Zum Bleichen wird meist Kaliumpermanganat oder Sandstrahlung eingesetzt. Beides ist stark gesundheitsschädlich. In vielen Fällen hatten die Arbeiter jedoch ohne jegliche Schutzausrüstung Kontakt mit eben diesen Bleichmitteln.

Resignation als Fazit

Diese Missstände entdeckte das ARD-Team bei Produzenten von G-Star und Kik. Die anderen Hersteller dürften ähnlich produzieren lassen, deren Produktionsstätten waren aber nicht auffindbar. Schlechte Arbeitsbedingungen sind also vom Preis unabhängig.

Fazit: Während die ersten beiden Kriterien mehr (Qualität) oder weniger (Look) erwartbar waren, sorgt besonders der letzte Punkt für ein schlechtes Gefühl. Aber was tun, wenn sogar der Preis keinen Einfluss darauf hat? Direkt nach Ende des Markenchecks bleibt erst einmal nur Resignation.
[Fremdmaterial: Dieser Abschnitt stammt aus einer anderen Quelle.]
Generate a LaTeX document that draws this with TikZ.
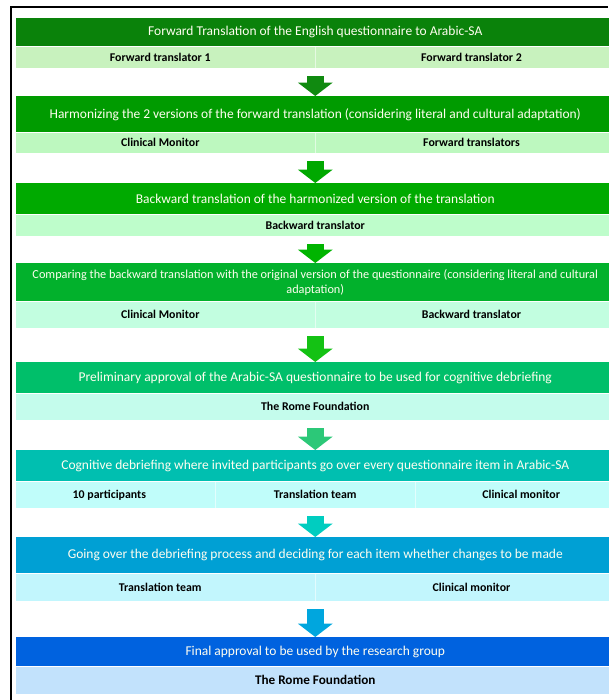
\documentclass[tikz,border=0pt]{standalone}
\usepackage{fontspec}
\setmainfont{Carlito}
\usetikzlibrary{arrows.meta,positioning,calc}
% stage bars
\definecolor{sOne}{HTML}{0A820A}
\definecolor{sTwo}{HTML}{009B00}
\definecolor{sThree}{HTML}{00AA00}
\definecolor{sFour}{HTML}{02B12C}
\definecolor{sFive}{HTML}{00BF6A}
\definecolor{sSix}{HTML}{00BFB0}
\definecolor{sSeven}{HTML}{00A0D4}
\definecolor{sEight}{HTML}{0062DF}
% role bands
\definecolor{bOne}{HTML}{C8F2BE}
\definecolor{bTwo}{HTML}{BDF8BF}
\definecolor{bThree}{HTML}{BEFDCB}
\definecolor{bFour}{HTML}{C2FEE0}
\definecolor{bFive}{HTML}{C4FCEC}
\definecolor{bSix}{HTML}{C0FDFA}
\definecolor{bSeven}{HTML}{C2F6FD}
\definecolor{bEight}{HTML}{C2E2FC}
% arrows
\definecolor{aOne}{HTML}{108A10}
\definecolor{aTwo}{HTML}{00A800}
\definecolor{aThree}{HTML}{00B400}
\definecolor{aFour}{HTML}{14C214}
\definecolor{aFive}{HTML}{2CC878}
\definecolor{aSix}{HTML}{00CDC0}
\definecolor{aSeven}{HTML}{00A6DE}

\begin{document}
\begin{tikzpicture}[x=0.75pt,y=-0.75pt,
  stage/.style={anchor=north west, minimum width=448.5pt, inner sep=0pt,
                text=white!94!yellow, align=center, font=\fontsize{10.1}{11.25}\selectfont},
  band/.style={below=0pt of #1, minimum width=448.5pt, inner sep=0pt},
  role/.style={inner sep=0pt, font=\fontsize{8.9}{10}\selectfont\bfseries},
  divider/.style={white!55!#1, line width=0.5pt},
  flow/.style={#1, line width=13pt, shorten <=6pt,
               -{Triangle[width=25.5pt,length=10pt]}}]

  \useasboundingbox (0,0) rectangle (608,700);

  % frame
  \draw[line width=1.6pt] (11,700) -- (11,7) -- (608,7);

  % stages
  \node[stage, fill=sOne,   minimum height=21pt]   (s1) at (16,18)
    {Forward Translation of the English questionnaire to Arabic-SA};
  \node[stage, fill=sTwo,   minimum height=27pt]   (s2) at (16,96)
    {Harmonizing the 2 versions of the forward translation (considering literal and cultural adaptation)};
  \node[stage, fill=sThree, minimum height=23.25pt] (s3) at (16,183)
    {Backward translation of the harmonized version of the translation};
  \node[stage, fill=sFour,  minimum height=28.5pt, font=\fontsize{9.2}{11.25}\selectfont] (s4) at (16,263)
    {Comparing the backward translation with the original version of the questionnaire (considering literal and cultural\\adaptation)};
  \node[stage, fill=sFive,  minimum height=23.25pt] (s5) at (16,362)
    {Preliminary approval of the Arabic-SA questionnaire to be used for cognitive debriefing};
  \node[stage, fill=sSix,   minimum height=23.25pt] (s6) at (16,450)
    {Cognitive debriefing where invited participants go over every questionnaire item in Arabic-SA};
  \node[stage, fill=sSeven, minimum height=27pt]   (s7) at (16,537)
    {Going over the debriefing process and deciding for each item whether changes to be made};
  \node[stage, fill=sEight, minimum height=21.75pt] (s8) at (16,637)
    {Final approval to be used by the research group};

  % role bands
  \node[band=s1, fill=bOne,   minimum height=15.75pt] (b1) {};
  \node[band=s2, fill=bTwo,   minimum height=15pt]    (b2) {};
  \node[band=s3, fill=bThree, minimum height=15.75pt] (b3) {};
  \node[band=s4, fill=bFour,  minimum height=19.5pt]  (b4) {};
  \node[band=s5, fill=bFive,  minimum height=19.5pt]  (b5) {};
  \node[band=s6, fill=bSix,   minimum height=19.5pt]  (b6) {};
  \node[band=s7, fill=bSeven, minimum height=20.25pt] (b7) {};
  \node[band=s8, fill=bEight, minimum height=20.25pt] (b8) {};

  % column dividers
  \foreach \b/\c in {b1/bOne,b2/bTwo,b4/bFour,b7/bSeven}
    \draw[divider=\c] (\b.north) -- (\b.south);
  \draw[divider=bSix] ($(b6.north west)!1/3!(b6.north east)$) -- ($(b6.south west)!1/3!(b6.south east)$);
  \draw[divider=bSix] ($(b6.north west)!2/3!(b6.north east)$) -- ($(b6.south west)!2/3!(b6.south east)$);

  % roles
  \node[role] (r1a) at ($(b1.west)!0.241!(b1.east)$) {Forward translator 1};
  \node[role] (r1b) at ($(b1.west)!0.761!(b1.east)$) {Forward translator 2};
  \node[role] (r2a) at ($(b2.west)!0.241!(b2.east)$) {Clinical Monitor};
  \node[role] (r2b) at ($(b2.west)!0.761!(b2.east)$) {Forward translators};
  \node[role] (r3)  at (b3.center) {Backward translator};
  \node[role] (r4a) at ($(b4.west)!0.241!(b4.east)$) {Clinical Monitor};
  \node[role] (r4b) at ($(b4.west)!0.761!(b4.east)$) {Backward translator};
  \node[role] (r5)  at (b5.center) {The Rome Foundation};
  \node[role] (r6a) at ($(b6.west)!0.156!(b6.east)$) {10 participants};
  \node[role] (r6b) at (b6.center) {Translation team};
  \node[role] (r6c) at ($(b6.west)!0.844!(b6.east)$) {Clinical monitor};
  \node[role] (r7a) at ($(b7.west)!0.241!(b7.east)$) {Translation team};
  \node[role] (r7b) at ($(b7.west)!0.761!(b7.east)$) {Clinical monitor};
  \node[role, font=\fontsize{9.9}{11}\selectfont\bfseries] (r8) at (b8.center) {The Rome Foundation};

  % arrows
  \draw[flow=aOne]   (b1.south) -- (s2.north);
  \draw[flow=aTwo]   (b2.south) -- (s3.north);
  \draw[flow=aThree] (b3.south) -- (s4.north);
  \draw[flow=aFour]  (b4.south) -- (s5.north);
  \draw[flow=aFive]  (b5.south) -- (s6.north);
  \draw[flow=aSix]   (b6.south) -- (s7.north);
  \draw[flow=aSeven] (b7.south) -- (s8.north);

\end{tikzpicture}
\end{document}
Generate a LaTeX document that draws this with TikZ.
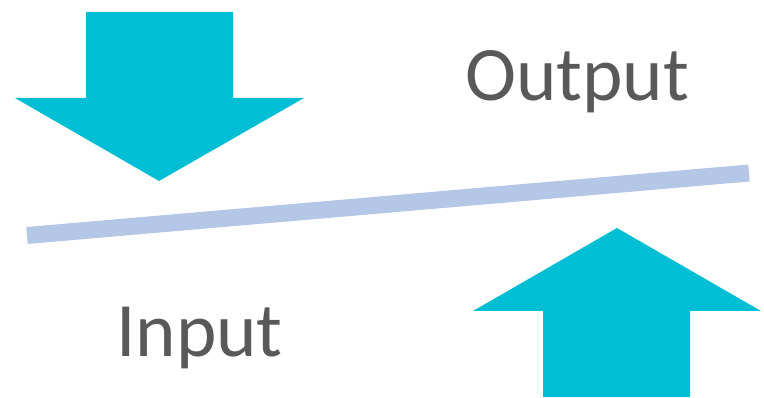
\documentclass[tikz,border=0pt]{standalone}
\usepackage{fontspec}
\setmainfont{Carlito}
\usepackage{xcolor}
\definecolor{arrowcyan}{HTML}{00BED4}
\definecolor{barblue}{HTML}{B4C7E7}
\definecolor{labelgray}{HTML}{595959}

\begin{document}
\begin{tikzpicture}[
    x=1pt, y=-1pt,
    bigarrow/.style={fill=arrowcyan, draw=none},
    divider/.style={draw=barblue, line width=17pt},
    label/.style={anchor=base west, inner sep=0pt, text=labelgray,
                  font=\fontsize{77}{80}\selectfont}
]
\useasboundingbox (0,0) rectangle (764,398);

% Down arrow (top left)
\fill[bigarrow] (86,12) -- (233,12) -- (233,98) -- (304,98) -- (159,181)
    -- (15,98) -- (86,98) -- cycle;

% Up arrow (bottom right)
\fill[bigarrow] (543,397) -- (690,397) -- (690,311) -- (761,311) -- (617,228)
    -- (473,311) -- (543,311) -- cycle;

% Dividing bar
\coordinate (barL) at (27,235.5);
\coordinate (barR) at (749,173);
\draw[divider] (barL) -- (barR);

% Labels
\node[label] (output) at (465,101) {Output};
\node[label] (input) at (116,356) {Input};

\end{tikzpicture}
\end{document}
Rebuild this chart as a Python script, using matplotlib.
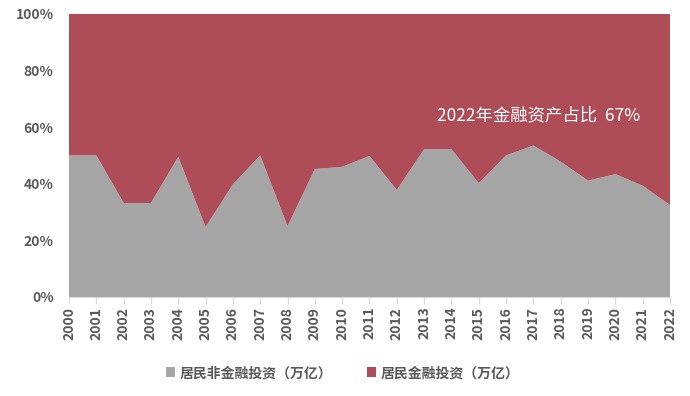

Die Produktionsbedingungen in China werden sich, wenn überhaupt, wohl erst verändern, wenn die Textilindustrie Jeans irgendwo auf der Welt noch billiger produzieren kann - und das sehr wahrscheinlich zum Leidwesen der dortigen Arbeitnehmer.

Hochnotpeinlicher Cowboy-Einspieler

Sparen können hätte die ARD sich den hochnotpeinlichen Einspieler, mit dem sie zum Pferde-Test überleitete. Mehrere als Cowboy verkleidete Männer sollten darin für Saloon-Atmosphäre sorgen, das Bild wurde für kurze Zeit schwarz-weiß. Dieser Klamauk machte den Markencheck aber weder unterhaltsamer, noch hatte er irgendeinen Mehrwert für den Zuschauer. Besonders, wenn es nur wenige Minuten danach um die Ausbeutung der chinesischen Fabrikarbeiter geht. Das war schlicht daneben.